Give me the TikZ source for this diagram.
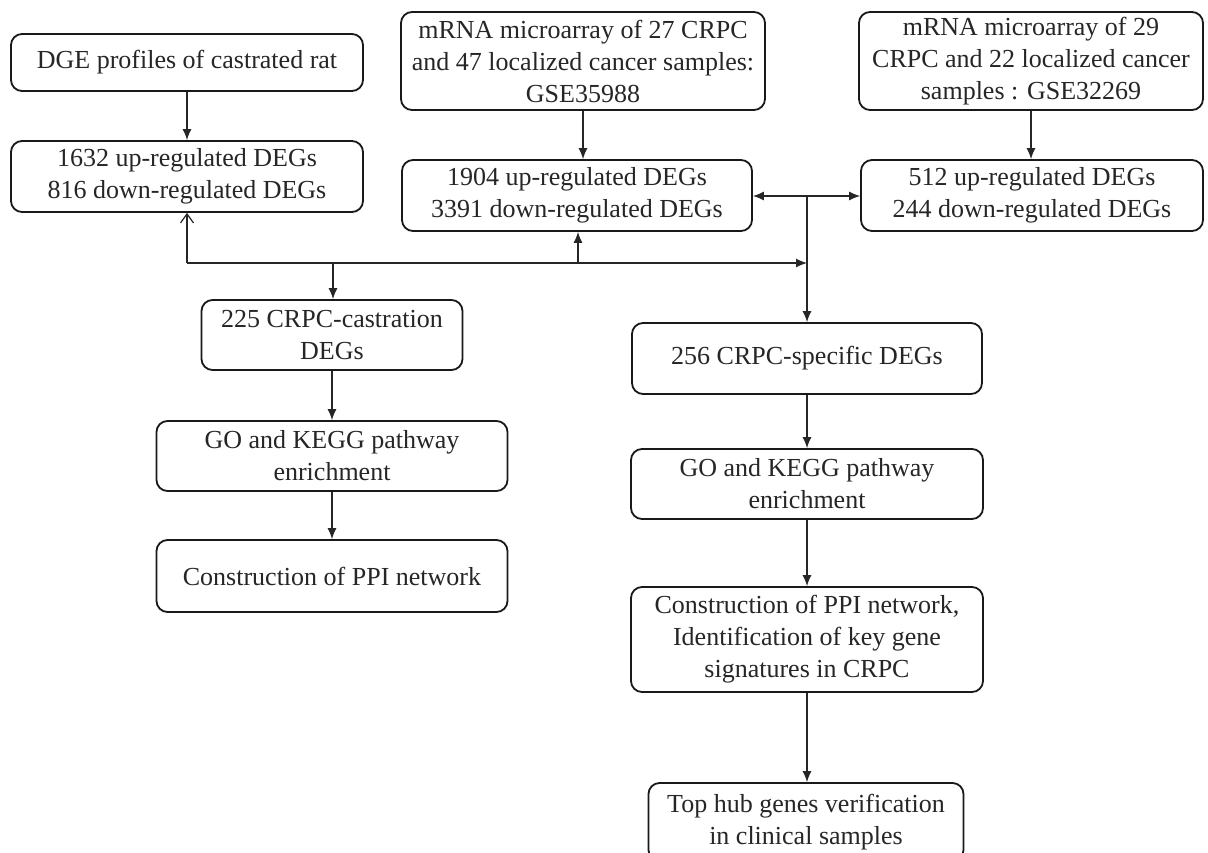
\documentclass[tikz,border=0pt]{standalone}
\usepackage{fontspec}
\setmainfont{Liberation Serif}
\usetikzlibrary{arrows.meta}
\begin{document}
\begin{tikzpicture}[x=1pt,y=-1pt,
  box/.style={draw=black!90, line width=1.8pt, rounded corners=11pt, align=center,
    inner sep=0pt, font=\fontsize{26}{32}\selectfont, text=black!85},
  arr/.style={draw=black!85, line width=1.2pt, -{Latex[length=11pt,width=9pt]}},
  openarr/.style={draw=black!85, line width=1.2pt, -{Straight Barb[length=9pt,width=13pt]}},
  dblarr/.style={draw=black!85, line width=1.2pt, {Latex[length=11pt,width=9pt]}-{Latex[length=11pt,width=9pt]}},
  ln/.style={draw=black!85, line width=1.2pt}]
\clip (0,0) rectangle (1208,852);
\fill[white] (0,0) rectangle (1208,852);

% top row
\node[box, minimum width=352pt, minimum height=57pt] (A) at (187,62.5) {DGE profiles of castrated rat};
\node[box, minimum width=352pt, minimum height=71pt] (B) at (187,176.5) {1632 up-regulated DEGs\\816 down-regulated DEGs};
\node[box, minimum width=364pt, minimum height=98pt] (C) at (583,61) {mRNA microarray of 27 CRPC\\and 47 localized cancer samples:\\GSE35988};
\node[box, minimum width=350pt, minimum height=71pt] (D) at (577,195.5) {1904 up-regulated DEGs\\3391 down-regulated DEGs};
\node[box, minimum width=344pt, minimum height=98pt] (E) at (1031,61) {mRNA microarray of 29\\CRPC and 22 localized cancer\\samples : GSE32269};
\node[box, minimum width=342pt, minimum height=71pt] (F) at (1032,195.5) {512 up-regulated DEGs\\244 down-regulated DEGs};

% left column
\node[box, minimum width=261pt, minimum height=70pt] (G) at (332,335) {225 CRPC-castration\\DEGs};
\node[box, minimum width=351pt, minimum height=70pt] (H) at (332,456) {GO and KEGG pathway\\enrichment};
\node[box, minimum width=351pt, minimum height=72pt] (I) at (332,576) {Construction of PPI network};

% right column
\node[box, minimum width=350pt, minimum height=71pt] (J) at (807,358.5) {256 CRPC-specific DEGs};
\node[box, minimum width=352pt, minimum height=70pt] (K) at (807,484) {GO and KEGG pathway\\enrichment};
\node[box, minimum width=352pt, minimum height=105pt] (L) at (807,639.5) {Construction of PPI network,\\Identification of key gene\\signatures in CRPC};
\node[box, minimum width=315pt, minimum height=78pt] (M) at (806,822) {Top hub genes verification\\in clinical samples};

% junction points
\coordinate (jL) at (187,263);
\coordinate (jG) at (333,263);
\coordinate (jD) at (578,263);
\coordinate (jR) at (807,263);
\coordinate (jT) at (807,196);

% vertical arrows
\draw[arr] (A.south) -- (B.north);
\draw[arr] (C.south) -- (C.south |- D.north);
\draw[arr] (E.south) -- (E.south |- F.north);
\draw[dblarr] (D.east |- jT) -- (F.west |- jT);
\draw[arr] (jT) -- (jT |- J.north);

% horizontal distribution line
\draw[arr] (jL) -- (jR);
\draw[openarr] (jL) -- (B.south);
\draw[arr] (jD) -- (jD |- D.south);
\draw[arr] (jG) -- (jG |- G.north);

% left chain
\draw[arr] (G.south) -- (G.south |- H.north);
\draw[arr] (H.south) -- (I.north);

% right chain
\draw[arr] (J.south) -- (J.south |- K.north);
\draw[arr] (K.south) -- (K.south |- L.north);
\draw[arr] (L.south) -- (L.south |- M.north);
\end{tikzpicture}
\end{document}
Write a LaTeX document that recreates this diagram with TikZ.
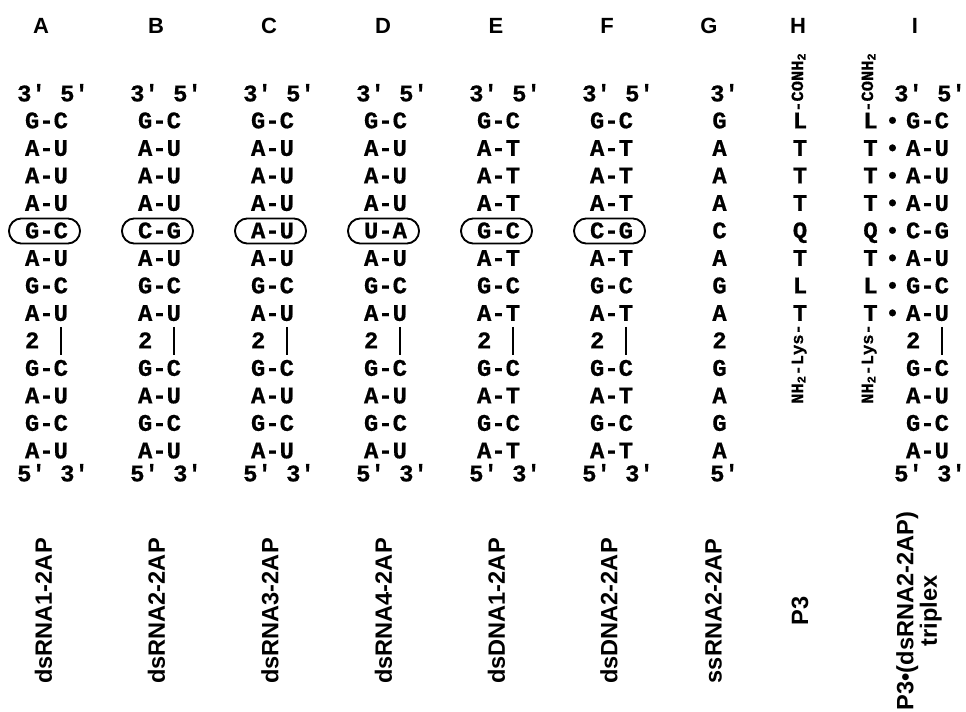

○ ○ ○

### WHAT THE TASK REQUIRES:
Please reproduce, word for word, every line from the first line of the records above through the line containing "minimum width=342pt, minimum", and leave out the pictures.

### THE RESPONSE:
Give me the TikZ source for this diagram.
\documentclass[tikz,border=0pt]{standalone}
\usepackage{fontspec}
\setmainfont{Liberation Serif}
\usetikzlibrary{arrows.meta}
\begin{document}
\begin{tikzpicture}[x=1pt,y=-1pt,
  box/.style={draw=black!90, line width=1.8pt, rounded corners=11pt, align=center,
    inner sep=0pt, font=\fontsize{26}{32}\selectfont, text=black!85},
  arr/.style={draw=black!85, line width=1.2pt, -{Latex[length=11pt,width=9pt]}},
  openarr/.style={draw=black!85, line width=1.2pt, -{Straight Barb[length=9pt,width=13pt]}},
  dblarr/.style={draw=black!85, line width=1.2pt, {Latex[length=11pt,width=9pt]}-{Latex[length=11pt,width=9pt]}},
  ln/.style={draw=black!85, line width=1.2pt}]
\clip (0,0) rectangle (1208,852);
\fill[white] (0,0) rectangle (1208,852);

% top row
\node[box, minimum width=352pt, minimum height=57pt] (A) at (187,62.5) {DGE profiles of castrated rat};
\node[box, minimum width=352pt, minimum height=71pt] (B) at (187,176.5) {1632 up-regulated DEGs\\816 down-regulated DEGs};
\node[box, minimum width=364pt, minimum height=98pt] (C) at (583,61) {mRNA microarray of 27 CRPC\\and 47 localized cancer samples:\\GSE35988};
\node[box, minimum width=350pt, minimum height=71pt] (D) at (577,195.5) {1904 up-regulated DEGs\\3391 down-regulated DEGs};
\node[box, minimum width=344pt, minimum height=98pt] (E) at (1031,61) {mRNA microarray of 29\\CRPC and 22 localized cancer\\samples : GSE32269};
\node[box, minimum width=342pt, minimum height=71pt] (F) at (1032,195.5) {512 up-regulated DEGs\\244 down-regulated DEGs};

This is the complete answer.